EXERCISE INSTRUCTIONS:
Without the images, write out the whole listing exactly.

DATA EXTRACT:
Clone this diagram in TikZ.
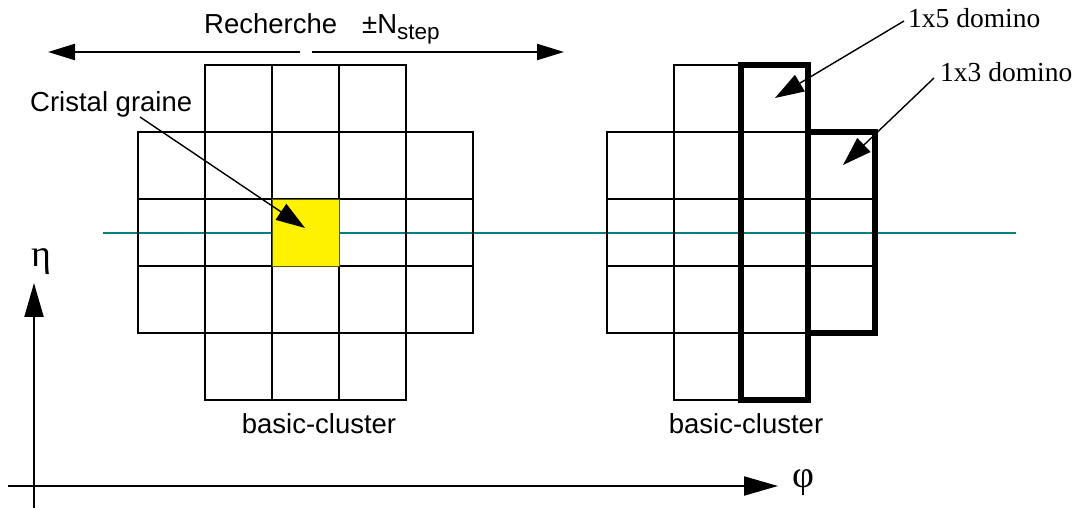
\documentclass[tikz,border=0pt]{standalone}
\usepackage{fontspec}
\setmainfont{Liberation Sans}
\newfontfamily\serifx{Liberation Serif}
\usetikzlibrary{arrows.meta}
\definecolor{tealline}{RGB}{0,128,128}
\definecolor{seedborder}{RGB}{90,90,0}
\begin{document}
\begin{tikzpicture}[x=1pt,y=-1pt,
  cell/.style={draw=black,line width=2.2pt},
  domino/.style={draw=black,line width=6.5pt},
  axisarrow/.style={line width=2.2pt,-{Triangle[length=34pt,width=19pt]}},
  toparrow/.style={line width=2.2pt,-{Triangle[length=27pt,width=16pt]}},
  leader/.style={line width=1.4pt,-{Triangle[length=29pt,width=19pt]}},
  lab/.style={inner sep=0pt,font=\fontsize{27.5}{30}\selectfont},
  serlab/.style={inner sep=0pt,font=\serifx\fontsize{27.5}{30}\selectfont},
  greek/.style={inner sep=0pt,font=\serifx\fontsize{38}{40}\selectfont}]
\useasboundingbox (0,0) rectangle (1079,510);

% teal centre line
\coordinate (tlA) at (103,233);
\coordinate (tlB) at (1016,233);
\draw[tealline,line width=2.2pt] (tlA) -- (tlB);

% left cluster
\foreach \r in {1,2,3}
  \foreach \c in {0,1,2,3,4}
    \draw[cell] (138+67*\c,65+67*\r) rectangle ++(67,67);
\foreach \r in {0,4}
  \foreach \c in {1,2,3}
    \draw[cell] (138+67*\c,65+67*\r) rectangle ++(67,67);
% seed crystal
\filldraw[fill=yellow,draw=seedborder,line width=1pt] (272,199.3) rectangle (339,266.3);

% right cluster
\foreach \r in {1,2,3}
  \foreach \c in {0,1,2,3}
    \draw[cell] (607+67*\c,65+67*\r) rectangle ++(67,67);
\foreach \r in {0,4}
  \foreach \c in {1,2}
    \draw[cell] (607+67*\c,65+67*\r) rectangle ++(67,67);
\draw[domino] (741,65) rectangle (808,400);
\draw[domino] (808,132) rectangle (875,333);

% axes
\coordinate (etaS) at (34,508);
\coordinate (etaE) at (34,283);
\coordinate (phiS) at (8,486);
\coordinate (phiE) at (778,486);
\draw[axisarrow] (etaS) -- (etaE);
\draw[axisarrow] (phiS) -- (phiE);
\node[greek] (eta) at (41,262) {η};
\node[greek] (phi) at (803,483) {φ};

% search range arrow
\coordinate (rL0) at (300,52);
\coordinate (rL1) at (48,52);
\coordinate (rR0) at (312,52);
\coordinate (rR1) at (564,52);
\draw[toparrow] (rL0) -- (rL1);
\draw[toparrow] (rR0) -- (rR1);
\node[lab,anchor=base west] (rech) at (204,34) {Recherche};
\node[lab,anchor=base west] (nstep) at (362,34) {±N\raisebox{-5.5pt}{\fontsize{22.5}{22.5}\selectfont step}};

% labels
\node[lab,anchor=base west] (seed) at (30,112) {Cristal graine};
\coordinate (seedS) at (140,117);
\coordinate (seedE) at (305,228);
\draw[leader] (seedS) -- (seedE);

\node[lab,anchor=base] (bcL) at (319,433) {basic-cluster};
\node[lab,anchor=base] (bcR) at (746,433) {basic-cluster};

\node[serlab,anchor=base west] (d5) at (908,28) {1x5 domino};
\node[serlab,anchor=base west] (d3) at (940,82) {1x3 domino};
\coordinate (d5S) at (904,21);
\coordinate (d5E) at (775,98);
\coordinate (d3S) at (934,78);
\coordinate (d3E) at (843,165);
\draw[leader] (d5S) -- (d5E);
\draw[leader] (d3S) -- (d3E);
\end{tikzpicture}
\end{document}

TASK OUTPUT:
Clone this diagram in TikZ.
\documentclass[tikz,border=0pt]{standalone}
\usepackage{fontspec}
\setmainfont{Liberation Sans}
\newfontfamily\serifx{Liberation Serif}
\usetikzlibrary{arrows.meta}
\definecolor{tealline}{RGB}{0,128,128}
\definecolor{seedborder}{RGB}{90,90,0}
\begin{document}
\begin{tikzpicture}[x=1pt,y=-1pt,
  cell/.style={draw=black,line width=2.2pt},
  domino/.style={draw=black,line width=6.5pt},
  axisarrow/.style={line width=2.2pt,-{Triangle[length=34pt,width=19pt]}},
  toparrow/.style={line width=2.2pt,-{Triangle[length=27pt,width=16pt]}},
  leader/.style={line width=1.4pt,-{Triangle[length=29pt,width=19pt]}},
  lab/.style={inner sep=0pt,font=\fontsize{27.5}{30}\selectfont},
  serlab/.style={inner sep=0pt,font=\serifx\fontsize{27.5}{30}\selectfont},
  greek/.style={inner sep=0pt,font=\serifx\fontsize{38}{40}\selectfont}]
\useasboundingbox (0,0) rectangle (1079,510);

% teal centre line
\coordinate (tlA) at (103,233);
\coordinate (tlB) at (1016,233);
\draw[tealline,line width=2.2pt] (tlA) -- (tlB);

% left cluster
\foreach \r in {1,2,3}
  \foreach \c in {0,1,2,3,4}
    \draw[cell] (138+67*\c,65+67*\r) rectangle ++(67,67);
\foreach \r in {0,4}
  \foreach \c in {1,2,3}
    \draw[cell] (138+67*\c,65+67*\r) rectangle ++(67,67);
% seed crystal
\filldraw[fill=yellow,draw=seedborder,line width=1pt] (272,199.3) rectangle (339,266.3);

% right cluster
\foreach \r in {1,2,3}
  \foreach \c in {0,1,2,3}
    \draw[cell] (607+67*\c,65+67*\r) rectangle ++(67,67);
\foreach \r in {0,4}
  \foreach \c in {1,2}
    \draw[cell] (607+67*\c,65+67*\r) rectangle ++(67,67);
\draw[domino] (741,65) rectangle (808,400);
\draw[domino] (808,132) rectangle (875,333);

% axes
\coordinate (etaS) at (34,508);
\coordinate (etaE) at (34,283);
\coordinate (phiS) at (8,486);
\coordinate (phiE) at (778,486);
\draw[axisarrow] (etaS) -- (etaE);
\draw[axisarrow] (phiS) -- (phiE);
\node[greek] (eta) at (41,262) {η};
\node[greek] (phi) at (803,483) {φ};

% search range arrow
\coordinate (rL0) at (300,52);
\coordinate (rL1) at (48,52);
\coordinate (rR0) at (312,52);
\coordinate (rR1) at (564,52);
\draw[toparrow] (rL0) -- (rL1);
\draw[toparrow] (rR0) -- (rR1);
\node[lab,anchor=base west] (rech) at (204,34) {Recherche};
\node[lab,anchor=base west] (nstep) at (362,34) {±N\raisebox{-5.5pt}{\fontsize{22.5}{22.5}\selectfont step}};

% labels
\node[lab,anchor=base west] (seed) at (30,112) {Cristal graine};
\coordinate (seedS) at (140,117);
\coordinate (seedE) at (305,228);
\draw[leader] (seedS) -- (seedE);

\node[lab,anchor=base] (bcL) at (319,433) {basic-cluster};
\node[lab,anchor=base] (bcR) at (746,433) {basic-cluster};

\node[serlab,anchor=base west] (d5) at (908,28) {1x5 domino};
\node[serlab,anchor=base west] (d3) at (940,82) {1x3 domino};
\coordinate (d5S) at (904,21);
\coordinate (d5E) at (775,98);
\coordinate (d3S) at (934,78);
\coordinate (d3E) at (843,165);
\draw[leader] (d5S) -- (d5E);
\draw[leader] (d3S) -- (d3E);
\end{tikzpicture}
\end{document}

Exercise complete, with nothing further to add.